The policy program of the Austrian government includes a section about blockchain. As the government wants to speed up technological development, blockchain could play a more prominent role in Austria’s future.
When the minsters of the economy of Liechtenstein, Germany, Switzerland, and Austria met in Vaduz last October, blockchain and digitalization were part of the meeting agenda. The other countries wanted to learn from Liechtenstein’s experience with the technology, in particular, the structuring of Liechtenstein’s Blockchain Act.
It seems as if the visitors learned valuable lessons. Blockchain has made it into the Austrian government’s policy program. Not that it has been placed very prominently – you have to skip to page 323 to read about blockchain – but at least the technology got a mentioning.
So far, Austria has not impressed the world with exciting blockchain news. At least not compared to Liechtenstein, Switzerland, and Germany. Among the four German-speaking nations, Austria seems to have fallen behind.
The Austrian Masterplan for Blockchain Technology and Cryptocurrencies
The Austrian government wants to speed up the development of new technologies such as 5G, artificial intelligence, open data, cloud, quantum computing and also blockchain. To formulate a strategy, the government wants to publish a “Masterplan for Blockchain Technology and Cryptocurrencies.”
As part of the masterplan, the government wants to roll out a range of initiatives to deploy and regulate blockchain technology and its different applications, including cryptocurrency. To enable an interdisciplinary and comprehensive approach, several ministries, such as the ministries of finance, economy, and infrastructure and technology as well as academic institutions, will work together to formulate the masterplan.
Austria also wants to work with the European Union to ensure a streamlined and pan-European approach to regulating and deploying the technology.
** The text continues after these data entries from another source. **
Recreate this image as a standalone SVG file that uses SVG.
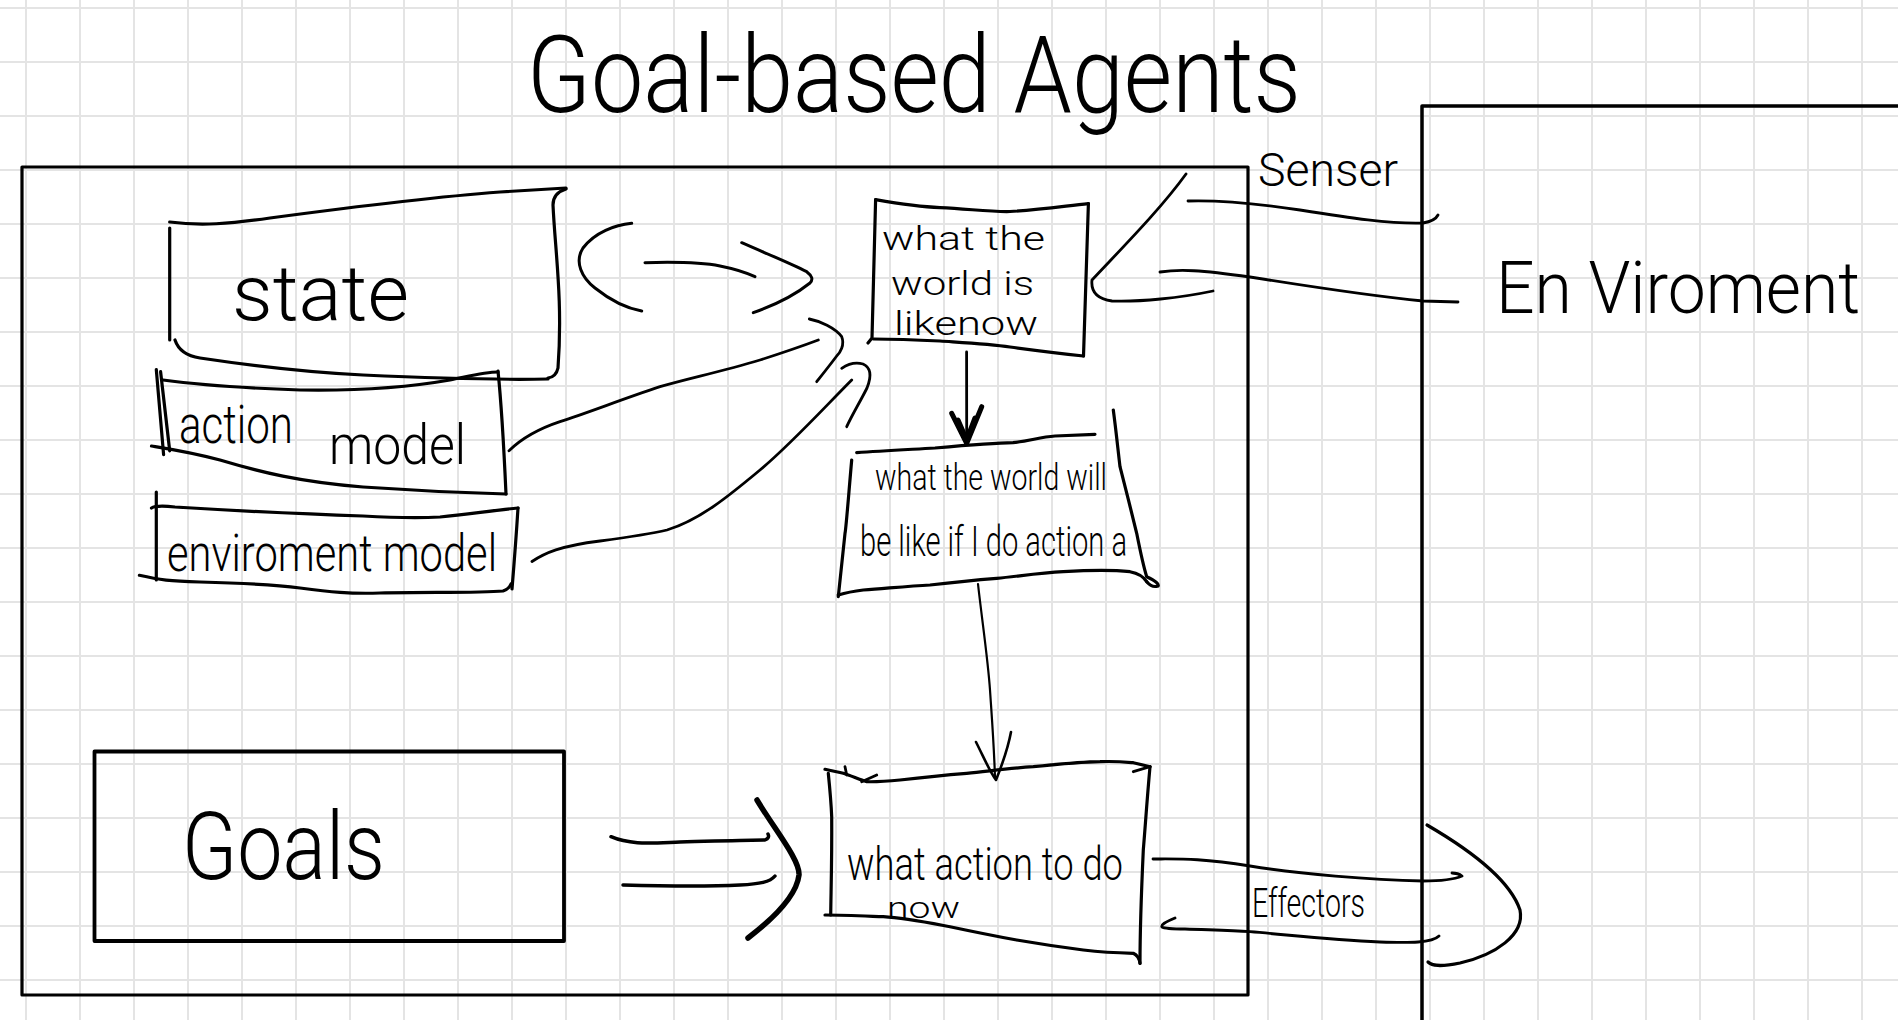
<svg xmlns="http://www.w3.org/2000/svg" width="1898" height="1020" viewBox="0 0 1898 1020">
<style>
.ink{fill:none;stroke:#000;stroke-linecap:round;stroke-linejoin:round}
.box{stroke-width:3.2}
.ln{stroke-width:2.8}
.hand{font-family:Roboto,Lato,"Liberation Sans",sans-serif;font-weight:300;fill:#000}
</style>
<defs>
<pattern id="grid" patternUnits="userSpaceOnUse" x="25" y="7" width="54" height="54">
<path d="M1 0V54M0 1H54" stroke="#e4e4e4" stroke-width="2" fill="none"/>
</pattern>
</defs>
<rect width="1898" height="1020" fill="#fff"/>
<rect width="1898" height="1020" fill="url(#grid)"/>

<g id="title">
<text class="hand" x="527" y="112" font-size="108" textLength="774" lengthAdjust="spacingAndGlyphs">Goal-based Agents</text>
</g>

<g id="agent">
<rect class="ink box" x="22" y="167" width="1226" height="828"/>
</g>

<g id="environment">
<path class="ink" stroke-width="3.5" d="M1422,1022V106H1900"/>
<text class="hand" x="1496" y="313" font-size="72" textLength="364" lengthAdjust="spacingAndGlyphs">En Viroment</text>
</g>

<g id="state">
<path class="ink box" d="M169.7,222 C200,226 230,224 270,218 C330,210 420,198 500,192 L566,188"/>
<path class="ink box" d="M566,189 Q553,193 553,205 C555,250 563,300 558,368 Q556,377 548,378"/>
<path class="ink box" d="M175,340 Q180,355 200,358 C240,364 300,372 363,375 C430,378 500,380 548,379"/>
<path class="ink box" d="M169.7,228 L169.7,340"/>
<text class="hand" x="232" y="320" font-size="78" textLength="177" lengthAdjust="spacingAndGlyphs">state</text>
</g>

<g id="action-model">
<path class="ink box" d="M156.3,369.7 L163.6,454.7 M160.6,371.7 L169.7,450.8"/>
<path class="ink box" d="M163,380 C200,385 240,388 300,390 C360,391 410,387 450,380 C470,376 485,372 498,372"/>
<path class="ink box" d="M498,371 C501,400 504,450 506,494"/>
<path class="ink box" d="M151.5,446 C170,449 190,452 220,460 C260,472 300,482 363,487 C420,491 470,493 506,494"/>
<text class="hand" x="179" y="443" font-size="54" textLength="114" lengthAdjust="spacingAndGlyphs">action</text>
<text class="hand" x="329" y="464" font-size="56" textLength="137" lengthAdjust="spacingAndGlyphs">model</text>
</g>

<g id="environment-model">
<path class="ink box" d="M151.5,508 Q156,505 175,507 C240,511 300,514 363,516 C400,518 420,518 440,517 C470,514 495,510 518,508"/>
<path class="ink box" d="M518,508 C516,540 514,565 512,589"/>
<path class="ink box" d="M139.4,575.3 C160,580 170,581 200,582 C240,583 270,584 300,588 C330,592 350,594 380,593 C430,592 480,593 503,591 Q509,589 511,584"/>
<path class="ink box" d="M156.3,492 L156.3,580"/>
<text class="hand" x="167" y="571" font-size="52" textLength="330" lengthAdjust="spacingAndGlyphs">enviroment model</text>
</g>

<g id="world-now">
<path class="ink box" d="M875.6,199.7 C900,204 920,207 940,207.6 C970,209 990,212 1010,211.5 C1040,210 1065,206 1088.4,203.6"/>
<path class="ink box" d="M875.6,199.7 L872,338 L868,343"/>
<path class="ink box" d="M873.5,339 C900,339 920,340 940,341 C970,343 990,344 1010,347 C1040,351 1065,354 1083.5,356"/>
<path class="ink box" d="M1088.4,203.6 L1083.5,356"/>
<text class="hand" x="882" y="250" font-size="34" textLength="163" lengthAdjust="spacingAndGlyphs">what the</text>
<text class="hand" x="891" y="295" font-size="34" textLength="143" lengthAdjust="spacingAndGlyphs">world is</text>
<text class="hand" x="894" y="335" font-size="34" textLength="144" lengthAdjust="spacingAndGlyphs">likenow</text>
</g>

<g id="world-future">
<path class="ink box" d="M856.7,452.7 C880,451 900,450 935,448 C970,445 995,443 1013,442.7 C1030,441 1040,437 1055,436 L1095,434.3"/>
<path class="ink box" d="M851.7,460 C849,490 846,530 845,533.3 C842,560 840,580 838.3,596.7"/>
<path class="ink box" d="M1113.3,410 C1116,430 1118,450 1120,466.7 C1126,490 1131,510 1136.7,533.3 C1140,550 1143,565 1146.7,576.7 Q1160,583 1158,586 Q1152,588 1147,582"/>
<path class="ink box" d="M838.3,595 C848,592 855,591 863.3,590 C890,588 910,586 930,585 C955,582 975,580 996.7,578.3 C1020,576 1040,573 1063.3,571.7 C1090,570 1115,570 1130,571.7 Q1142,574 1146.7,581.7"/>
<text class="hand" x="875" y="490" font-size="36" textLength="232" lengthAdjust="spacingAndGlyphs">what the world will</text>
<text class="hand" x="860" y="556" font-size="42" textLength="267" lengthAdjust="spacingAndGlyphs">be like if I do action a</text>
</g>

<g id="goals">
<rect class="ink" stroke-width="3.8" x="94.5" y="751.5" width="469.5" height="189.5"/>
<text class="hand" x="182" y="879" font-size="95" textLength="203" lengthAdjust="spacingAndGlyphs">Goals</text>
</g>

<g id="action">
<path class="ink box" d="M825,769.3 C832,771 838,772 843.3,773.3 C852,776 860,780 866.7,781.7 C880,782 890,781 900,780 C925,777 945,775 966.7,773.3 C990,771 1010,768 1033.3,766.7 C1060,764 1080,762 1100,761.7 C1115,761 1125,762 1133.3,762.7 L1150,766.7"/>
<path class="ink ln" d="M845,766.7 L846.7,775 M876.7,775 L861.7,781.7 M1133.3,771.7 L1150,766.7"/>
<path class="ink box" d="M828.3,773.3 C830,790 831,800 831.7,816.7 C832,860 831,890 830.7,915"/>
<path class="ink box" d="M825,915 C845,915 865,916 883.3,916.7 C905,918 930,923 950,926.7 C975,932 995,936 1016.7,940 C1040,944 1060,947 1083.3,950 C1100,952 1120,953 1133.3,953.3 Q1139,956 1140,963.3"/>
<path class="ink box" d="M1150,766.7 C1147,800 1145,830 1143.3,850 C1141,900 1140,940 1140,963.3"/>
<text class="hand" x="847" y="880" font-size="46" textLength="276" lengthAdjust="spacingAndGlyphs">what action to do</text>
<text class="hand" x="887" y="918" font-size="30" textLength="73" lengthAdjust="spacingAndGlyphs">now</text>
</g>

<g id="connectors">
<path class="ink" stroke-width="3" d="M631.7,223.3 C615,225 595,232 583,248 C574,262 582,278 595,288 C610,300 625,308 641.7,311"/>
<path class="ink" stroke-width="3" d="M645,262.7 C670,262 700,262 720,266 C735,269 745,272 755,276.7"/>
<path class="ink" stroke-width="3" d="M741.7,242.7 C765,253 790,263 806.7,271.7 Q815,278 810,283 C795,295 775,305 753.3,312.7"/>
<path class="ink ln" d="M509,450.8 C520,440 535,430 560,421.7 C590,412 620,400 660,386.7 C690,378 720,372 760,360 C785,352 805,345 818.3,340"/>
<path class="ink ln" d="M809.3,319 C820,321 835,328 841.7,336.7 C845,345 840,353 836.7,356 C830,365 822,375 816.7,381.7"/>
<path class="ink ln" d="M532,561.5 C545,553 560,546 600,541 C630,537 650,534 667,530 C700,520 730,495 760,470 C790,445 820,412 851.7,380"/>
<path class="ink ln" d="M841.7,368.3 C848,364 856,362 863,364 C872,368 871,378 867,388 C860,402 852,415 846.7,426.7"/>
<path class="ink ln" d="M966.6,352 L966.7,443"/>
<path class="ink" stroke-width="5" d="M951.7,413.3 L966.7,443.3 L981.7,406.7 M958,420 L966.7,440 L975,418"/>
<path class="ink" stroke-width="2.2" d="M978,584 C982,620 988,660 990,690 C992,720 994,745 995,778"/>
<path class="ink" stroke-width="2.6" d="M976,742 C985,760 990,772 996,780 C1002,765 1008,748 1011,732"/>
<path class="ink" stroke-width="3.5" d="M611,836.7 C630,845 650,843 680,842 C720,841 750,840 765,840 Q770,838 768,834"/>
<path class="ink" stroke-width="3.5" d="M623,885 C660,886 700,887 740,885 C760,884 770,882 775,876"/>
<path class="ink" stroke-width="5.5" d="M757,800 C775,830 800,860 799,875 C796,900 765,925 748,938"/>
<path class="ink ln" d="M1188,201 C1220,200 1260,204 1300,210 C1350,218 1390,224 1423,223 Q1435,221 1438,215"/>
<path class="ink ln" d="M1160,272 C1180,269 1200,270 1250,277 C1300,285 1370,296 1423,301 L1458,302"/>
<path class="ink ln" d="M1186,174 C1160,210 1120,250 1092,280 Q1090,298 1112,301 C1140,302 1180,298 1213,291"/>
<text class="hand" x="1258" y="186" font-size="46" textLength="140" lengthAdjust="spacingAndGlyphs">Senser</text>
<path class="ink ln" d="M1153,859 C1180,859 1200,858 1250,866 C1300,874 1370,880 1423,881 C1440,881 1455,879 1462,876 Q1458,873 1452,873"/>
<path class="ink ln" d="M1175,918 Q1160,924 1162,927 Q1165,929 1185,929 C1210,930 1230,930 1250,931.7 C1290,935 1330,940 1380,942 C1410,943 1432,943 1439,936"/>
<path class="ink" stroke-width="3.2" d="M1427,825 C1470,850 1510,880 1520,910 C1525,935 1495,955 1460,963 C1440,967 1432,966 1428,962"/>
<text class="hand" x="1252" y="917" font-size="40" textLength="113" lengthAdjust="spacingAndGlyphs">Effectors</text>
</g>
</svg>
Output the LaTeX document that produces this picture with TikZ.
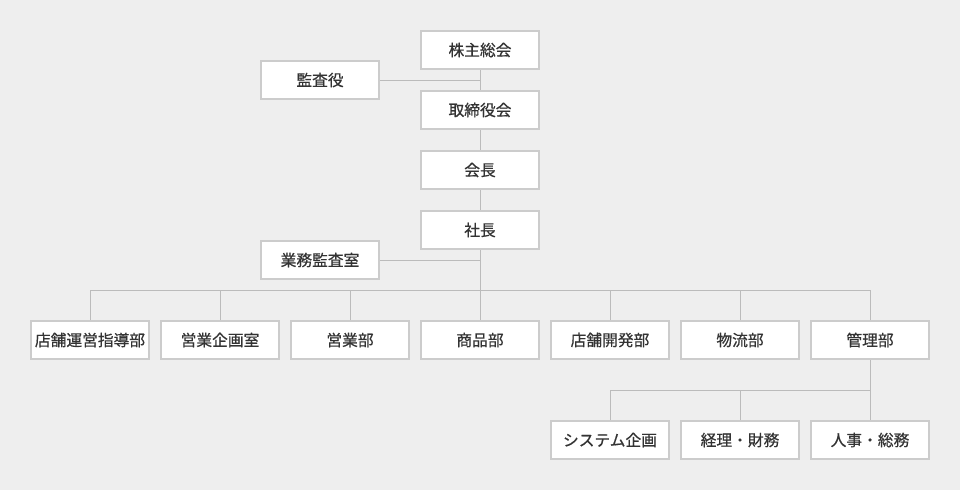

A key focus area is pushing for uniform European regulations for blockchain-based investment vehicles.
Besides creating a legal framework, the government also wants to investigate opportunities to deploy blockchain to improve its administrative processes. Therefore, the government plans to launch pilot projects to test different blockchain applications such as blockchain-based registries.
Austria has fallen behind, but there might be potential
Whether or not this document will be comparable in size and contents to Germany’s Blockchain Strategy remains to be seen. But the government acknowledges the importance of the technology.
However, the suggestions made in the policy program seem rather neutral and undecided. It’s more about investigating opportunities and risks, rather than making any concrete suggestions. The government also emphasizes regulating the technology to prevent fraud and misuse.
Although Austria has been slow in adopting the new technology, there are some innovative projects in the country as well. For example, the Austrian Blockchain Center (ABC), an R&D hub that is funded with 20 million Euros.
According to the ABC, Austrian companies are “extremely interested” in incorporating blockchain technologies into their business processes. A survey among the ABC’s corporate partners found that more than 50% of surveyed companies had already completed at least a blockchain Proof-of-Concept, and another 22% are currently conducting such a project.
Whether or not these findings are representative of the whole Austrian economy remains in question. Nevertheless, it seems there is some movement in Austria, and it might be worth watching.